U.S. Male Gymnasts Want to Compete Topless, and Who Are We to Stop Them?

They should nix pants—like the ones worn by Christopher Brooks on Saturday at the Rio Olympic Games—while they’re at it.

Antonin Thuillier/AFP/Getty Images

If you’re like me, something about men’s gymnastics has always seemed—off. The athletes look uncomfortable, their movements encumbered, like they’re flipping and vaulting about in warm-up suits. Watching the qualifiers with a friend on Saturday, I wondered aloud when the men waiting on the sidelines for their events were going to take their shirts off.

“ … that’s just their uniforms,” my friend said, side-eyeing me like I was some kind of pervert.

In the four years since the last summer Olympics, I’d forgotten that male gymnasts don’t compete topless. Maybe I’d been dreaming about British diver Tom Daley or watching too much beach volleyball, where most women compete in bikinis, but the concept of some of the Olympics’ most ripped men doing their routines in tank tops and singlets struck me as deeply wrong.

It turns out the U.S. men’s gymnastics team backs me on this. Team members told the Wall Street Journal that, to get the kind of buzz that’s been swirling around the U.S. women’s team, they’ve considered competing topless. “People make fun of us for wearing tights,” Sam Mikulak, the four-time national men’s gymnastics champion, said. “But if they saw how yoked we are maybe that would make a difference.” Team USA’s Jake Dalton echoed the sentiment: “We have great physiques. Incredible physiques.”

Indeed.

There’s plenty to engross any variety of would-be ogler in the Olympic games: the quads and hammies of women’s rugby, the lats and delts of men’s swimming, the calves and hairdos of everyone on the soccer field. But male gymnasts are one-stop shops for committed scholars of the Olympic hardbody. (Buzzfeed’s encyclopedic account of the U.S. team’s Instagram feeds is a must-read for anyone interested in this field of study.)

To sexually objectify male athletes in the way magazines and commentators have traditionally done to female athletes is to subvert normative sexual politics and steal the gaze of mainstream sports media away from drooling straight men. And apart from the raw sex appeal of a finely tuned physique, watching how a system of individual muscles accomplishes a seemingly inhuman feat of athleticism adds another layer of grandeur to any televised sporting event.

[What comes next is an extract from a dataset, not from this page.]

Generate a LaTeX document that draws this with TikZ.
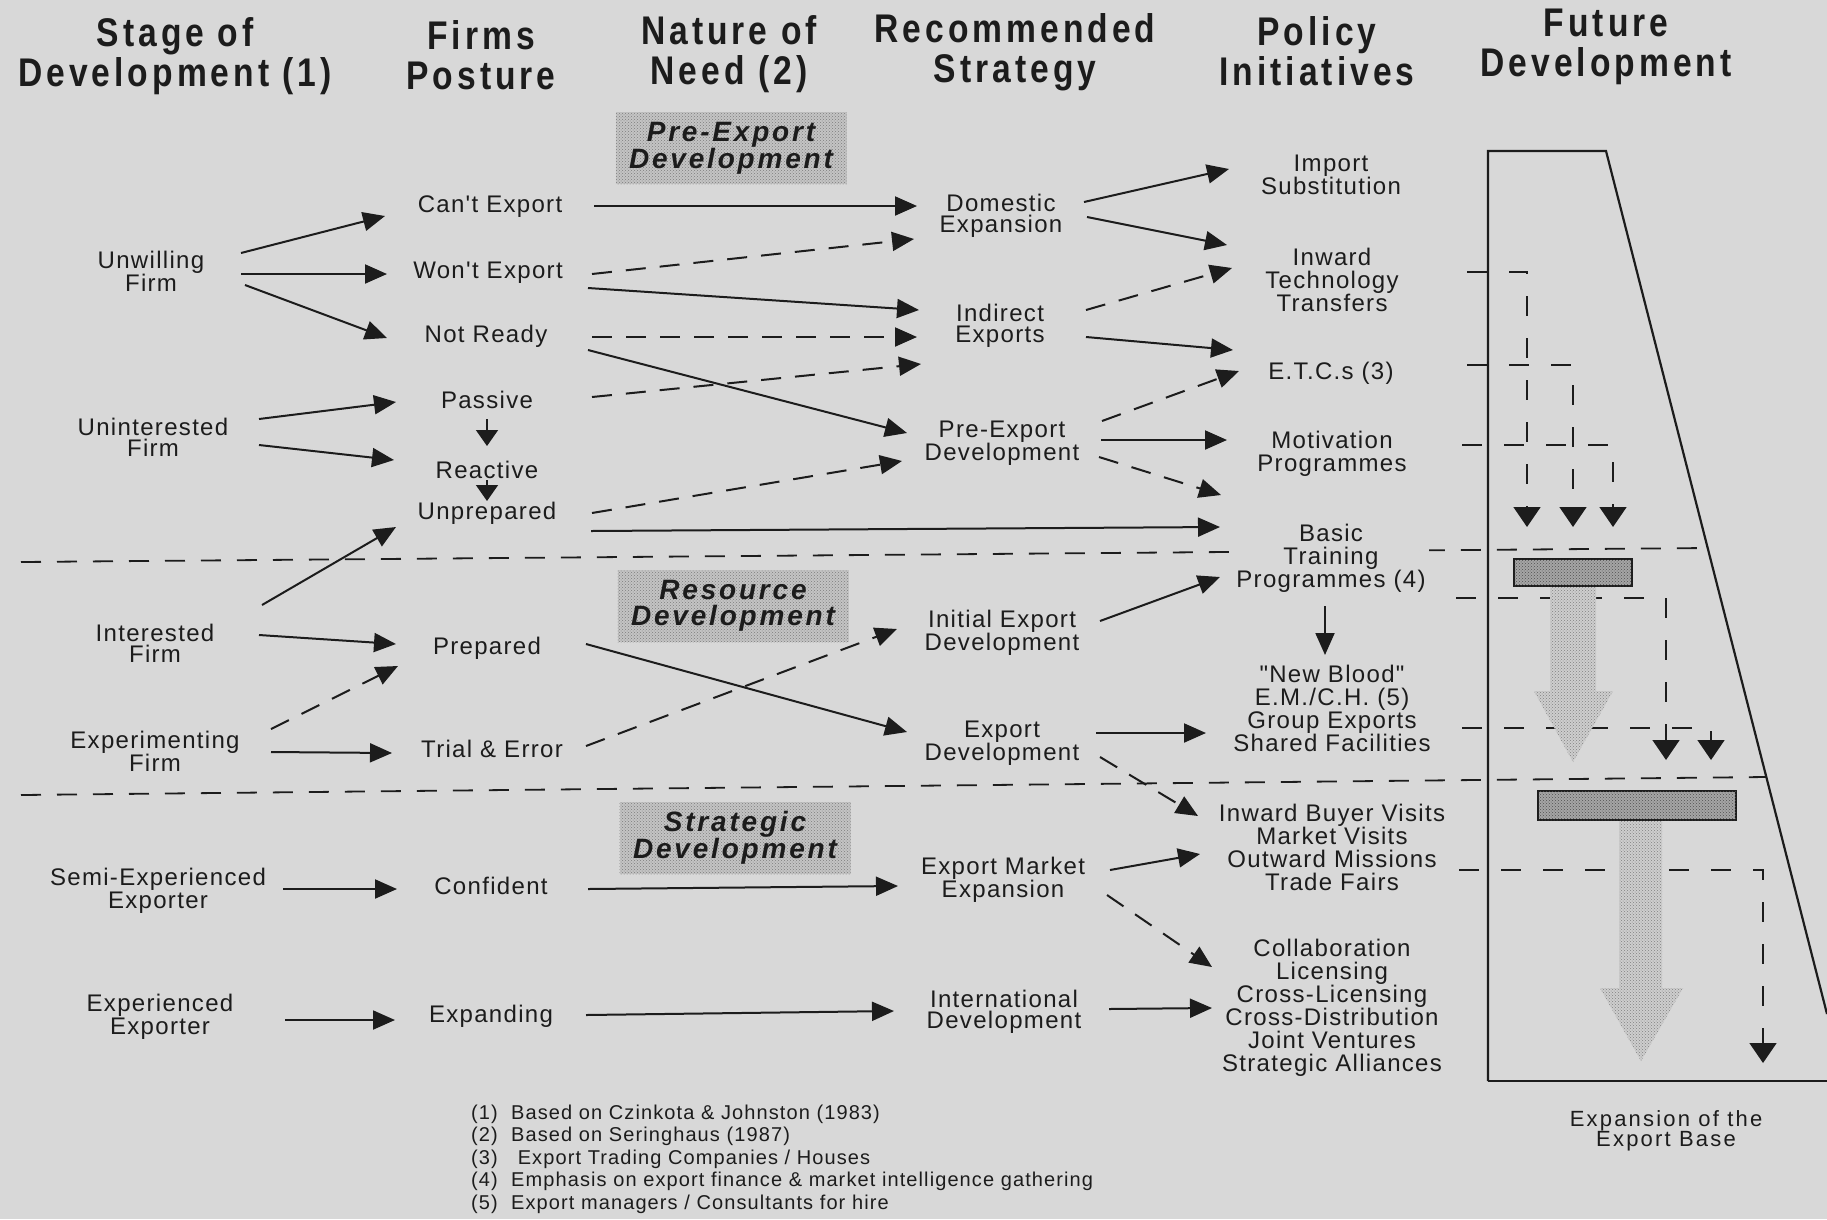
\documentclass[tikz,border=0pt]{standalone}
\usepackage{fontspec}
\setmainfont{Liberation Sans}
\newfontfamily\bodyfont[LetterSpace=5.5]{Liberation Sans}
\newfontfamily\headfont[FakeStretch=0.84,LetterSpace=10]{Liberation Sans}
\newfontfamily\tagfont[LetterSpace=10]{Liberation Sans}
\usetikzlibrary{arrows.meta,patterns}

\definecolor{bg}{RGB}{216,216,216}
\definecolor{ink}{RGB}{28,28,28}
\definecolor{tagfill}{RGB}{196,196,196}
\definecolor{tagdots}{RGB}{125,125,125}
\definecolor{barfill}{RGB}{165,165,165}
\definecolor{bardots}{RGB}{80,80,80}
\definecolor{bigfill}{RGB}{206,206,206}
\definecolor{bigdots}{RGB}{128,128,128}

\tikzset{
  head/.style={font={\headfont\bfseries\fontsize{40}{40}\selectfont}, align=center, text=ink, inner sep=0pt},
  lbl/.style={font={\bodyfont\fontsize{24}{21}\selectfont}, align=center, text=ink, inner sep=0pt},
  pol/.style={font={\bodyfont\fontsize{24}{23}\selectfont}, align=center, text=ink, inner sep=0pt},
  foot/.style={font={\bodyfont\fontsize{20}{22.5}\selectfont}, align=left, text=ink, inner sep=0pt},
  tagbox/.style={font={\tagfont\bfseries\itshape\fontsize{28}{26}\selectfont}, align=center, text=ink,
    fill=tagfill, postaction={pattern=crosshatch dots, pattern color=tagdots},
    minimum width=231pt, minimum height=72pt, inner sep=0pt},
  arr/.style={draw=ink, line width=2pt, -{Triangle[length=22pt,width=19pt]}},
  darr/.style={arr, dash pattern=on 20pt off 14pt},
  sarr/.style={draw=ink, line width=1.6pt, -{Triangle[length=16pt,width=22pt]}},
  sep/.style={draw=ink, line width=1.8pt, dash pattern=on 20pt off 16pt},
  funnel/.style={draw=ink, line width=2.2pt},
  farr/.style={draw=ink, line width=1.6pt, dash pattern=on 20pt off 22pt, -{Triangle[length=20pt,width=27pt]}},
  bigarrow/.style={fill=bigfill, postaction={pattern=crosshatch dots, pattern color=bigdots}},
  bar/.style={draw=ink, line width=1.6pt, fill=barfill, postaction={pattern=crosshatch dots, pattern color=bardots}},
}

\begin{document}
\begin{tikzpicture}[x=1pt,y=-1pt]
\fill[bg] (0,0) rectangle (1827,1219);
\useasboundingbox (0,0) rectangle (1827,1219);

% column headings
\node[head] (h1) at (175,56)  {Stage of\\Development (1)};
\node[head] (h2) at (481,55)  {Firms\\Posture};
\node[head] (h3) at (729,54)  {Nature of\\Need (2)};
\node[head] (h4) at (1015,52) {Recommended\\Strategy};
\node[head] (h5) at (1317,51) {Policy\\Initiatives};
\node[head] (h6) at (1606,47) {Future\\Development};

% band separators
\draw[sep] (21,562) -- (1708,548);
\draw[sep] (21,795) -- (1766,777);

% band labels
\node[tagbox] (tpre) at (731,148) {Pre-Export\\Development};
\node[tagbox] (tres) at (733,606) {Resource\\Development};
\node[tagbox] (tstr) at (735,838) {Strategic\\Development};

% stage of development
\node[lbl] (uw) at (151,271)  {Unwilling\\Firm};
\node[lbl] (ui) at (153,437)  {Uninterested\\Firm};
\node[lbl] (it) at (155,643)  {Interested\\Firm};
\node[lbl] (ex) at (155,751)  {Experimenting\\Firm};
\node[lbl] (se) at (158,891)  {Semi-Experienced\\Exporter};
\node[lbl] (ee) at (160,1017) {Experienced\\Exporter};

% firms posture
\node[lbl] (cant)  at (490,207)  {Can't Export};
\node[lbl] (wont)  at (488,273)  {Won't Export};
\node[lbl] (notr)  at (486,336)  {Not Ready};
\node[lbl] (pass)  at (487,400)  {Passive};
\node[lbl] (reac)  at (487,470)  {Reactive};
\node[lbl] (unpr)  at (487,513)  {Unprepared};
\node[lbl] (prep)  at (487,648)  {Prepared};
\node[lbl] (trial) at (492,749)  {Trial \& Error};
\node[lbl] (conf)  at (491,886)  {Confident};
\node[lbl] (expd)  at (491,1016) {Expanding};

% recommended strategy
\node[lbl] (dom)  at (1001,216)  {Domestic\\Expansion};
\node[lbl] (ind)  at (1000,326)  {Indirect\\Exports};
\node[lbl] (pre)  at (1002,443)  {Pre-Export\\Development};
\node[lbl] (ini)  at (1002,633)  {Initial Export\\Development};
\node[lbl] (exd)  at (1002,743)  {Export\\Development};
\node[lbl] (emx)  at (1003,880)  {Export Market\\Expansion};
\node[lbl] (intl) at (1004,1012) {International\\Development};

% policy initiatives
\node[pol] (imp) at (1331,175) {Import\\Substitution};
\node[pol] (inw) at (1332,280) {Inward\\Technology\\Transfers};
\node[pol] (etc) at (1331,373) {E.T.C.s (3)};
\node[pol] (mot) at (1332,454) {Motivation\\Programmes};
\node[pol, fill=bg, inner sep=3pt] (bas) at (1331,558) {Basic\\Training\\Programmes (4)};
\node[pol] (nb)  at (1332,708) {"New Blood"\\E.M./C.H. (5)\\Group Exports\\Shared Facilities};
\node[pol] (ibv) at (1332,847) {Inward Buyer Visits\\Market Visits\\Outward Missions\\Trade Fairs};
\node[pol] (col) at (1332,1008) {Collaboration\\Licensing\\Cross-Licensing\\Cross-Distribution\\Joint Ventures\\Strategic Alliances};

% stage -> posture
\draw[arr]  ([shift={(90,-18)}]uw.center)  -- ([shift={(-105,9)}]cant.center);
\draw[arr]  ([shift={(90,3)}]uw.center)    -- ([shift={(-101,1)}]wont.center);
\draw[arr]  ([shift={(94,14)}]uw.center)   -- ([shift={(-99,2)}]notr.center);
\draw[arr]  ([shift={(106,-18)}]ui.center) -- ([shift={(-91,2)}]pass.center);
\draw[arr]  ([shift={(106,8)}]ui.center)   -- ([shift={(-93,-10)}]reac.center);
\draw[arr]  ([shift={(107,-38)}]it.center) -- ([shift={(-91,14)}]unpr.center);
\draw[arr]  ([shift={(104,-8)}]it.center)  -- ([shift={(-91,-4)}]prep.center);
\draw[darr] ([shift={(116,-22)}]ex.center) -- ([shift={(-89,18)}]prep.center);
\draw[arr]  ([shift={(116,1)}]ex.center)   -- ([shift={(-100,4)}]trial.center);
\draw[arr]  ([shift={(125,-2)}]se.center)  -- ([shift={(-94,3)}]conf.center);
\draw[arr]  ([shift={(125,3)}]ee.center)   -- ([shift={(-96,4)}]expd.center);

% posture sequence
\draw[sarr] ([shift={(0,19)}]pass.center) -- ([shift={(0,-24)}]reac.center);
\draw[sarr] ([shift={(0,10)}]reac.center) -- ([shift={(0,-12)}]unpr.center);

% posture -> strategy
\draw[arr]  ([shift={(104,-1)}]cant.center) -- ([shift={(-84,-10)}]dom.center);
\draw[darr] ([shift={(104,1)}]wont.center)  -- ([shift={(-87,23)}]dom.center);
\draw[arr]  ([shift={(100,15)}]wont.center) -- ([shift={(-81,-16)}]ind.center);
\draw[darr] ([shift={(106,1)}]notr.center)  -- ([shift={(-83,11)}]ind.center);
\draw[arr]  ([shift={(102,14)}]notr.center) -- ([shift={(-95,-10)}]pre.center);
\draw[darr] ([shift={(105,-3)}]pass.center) -- ([shift={(-79,38)}]ind.center);
\draw[darr] ([shift={(105,0)}]unpr.center)  -- ([shift={(-100,18)}]pre.center);
\draw[arr]  ([shift={(104,18)}]unpr.center) -- ([shift={(-111,-31)}]bas.center);
\draw[arr]  ([shift={(99,-4)}]prep.center)  -- ([shift={(-95,-11)}]exd.center);
\draw[darr] ([shift={(94,-3)}]trial.center) -- ([shift={(-105,-4)}]ini.center);
\draw[arr]  ([shift={(97,3)}]conf.center)   -- ([shift={(-105,6)}]emx.center);
\draw[arr]  ([shift={(95,-1)}]expd.center)  -- ([shift={(-110,-1)}]intl.center);

% strategy -> policy
\draw[arr]  ([shift={(83,-14)}]dom.center)  -- ([shift={(-102,-6)}]imp.center);
\draw[arr]  ([shift={(86,1)}]dom.center)    -- ([shift={(-105,-35)}]inw.center);
\draw[darr] ([shift={(86,-16)}]ind.center)  -- ([shift={(-100,-12)}]inw.center);
\draw[arr]  ([shift={(86,11)}]ind.center)   -- ([shift={(-98,-23)}]etc.center);
\draw[darr] ([shift={(100,-22)}]pre.center) -- ([shift={(-92,-2)}]etc.center);
\draw[arr]  ([shift={(99,-3)}]pre.center)   -- ([shift={(-105,-14)}]mot.center);
\draw[darr] ([shift={(97,14)}]pre.center)   -- ([shift={(-110,-63)}]bas.center);
\draw[arr]  ([shift={(98,-12)}]ini.center)  -- ([shift={(-111,19)}]bas.center);
\draw[arr]  ([shift={(94,-10)}]exd.center)  -- ([shift={(-126,25)}]nb.center);
\draw[darr] ([shift={(98,14)}]exd.center)   -- ([shift={(-134,-31)}]ibv.center);
\draw[arr]  ([shift={(107,-10)}]emx.center) -- ([shift={(-132,7)}]ibv.center);
\draw[darr] ([shift={(104,15)}]emx.center)  -- ([shift={(-120,-41)}]col.center);
\draw[arr]  ([shift={(105,-3)}]intl.center) -- ([shift={(-120,0)}]col.center);
\draw[arr]  ([shift={(-6,48)}]bas.center)   -- ([shift={(-7,-53)}]nb.center);

% future development funnel
\draw[funnel] (1488,1081) -- (1488,151) -- (1606,151) -- (1827,1014);
\draw[funnel] (1488,1081) -- (1827,1081);

\coordinate (fa1) at (1467,272); \coordinate (fb1) at (1527,527);
\coordinate (fa2) at (1467,365); \coordinate (fb2) at (1573,527);
\coordinate (fa3) at (1462,445); \coordinate (fb3) at (1613,527);
\coordinate (fa4) at (1456,598); \coordinate (fb4) at (1666,760);
\coordinate (fa5) at (1462,728); \coordinate (fb5) at (1711,760);
\coordinate (fa6) at (1459,870); \coordinate (fb6) at (1763,1063);
\draw[farr] (fa1) -| (fb1);
\draw[farr] (fa2) -| (fb2);
\draw[farr] (fa3) -| (fb3);
\draw[farr] (fa4) -| (fb4);
\draw[farr] (fa5) -| (fb5);
\draw[farr] (fa6) -| (fb6);

% broad arrows and bars
\path[bigarrow] (1550,586) -- (1596,586) -- (1596,691) -- (1613,691) -- (1573,762)
  -- (1534,691) -- (1550,691) -- cycle;
\path[bigarrow] (1619,820) -- (1662,820) -- (1662,988) -- (1683,988) -- (1641,1061)
  -- (1600,988) -- (1619,988) -- cycle;
\draw[bar] (1514,559) rectangle (1632,586);
\draw[bar] (1538,791) rectangle (1736,820);

\node[lbl, font={\tagfont\fontsize{22}{20}\selectfont}] (xb) at (1666,1131) {Expansion of the\\Export Base};

% notes
\node[foot, anchor=west] (fn) at (471,1159) {(1)\ \ Based on Czinkota \& Johnston (1983)\\(2)\ \ Based on Seringhaus (1987)\\(3)\ \ \ Export Trading Companies / Houses\\(4)\ \ Emphasis on export finance \& market intelligence gathering\\(5)\ \ Export managers / Consultants for hire};
\end{tikzpicture}
\end{document}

But also, which sport is more compelling—this one?

Or this one?

Going shirtless might not be going far enough, in fact. Why should female gymnasts wear leotards cut at genital-defying angles while the men flounce about in fabric so voluminous, it might be mistaken for a pair of skorts or basketball shorts? Booty shorts or briefs would be a welcome next step from our men in red, white, and pecs. If an alleged (but denied) bronze-medal boner elevated U.S. rower Henrik Rummel to fame, imagine what competing in swimsuits could do for men’s gymnastics.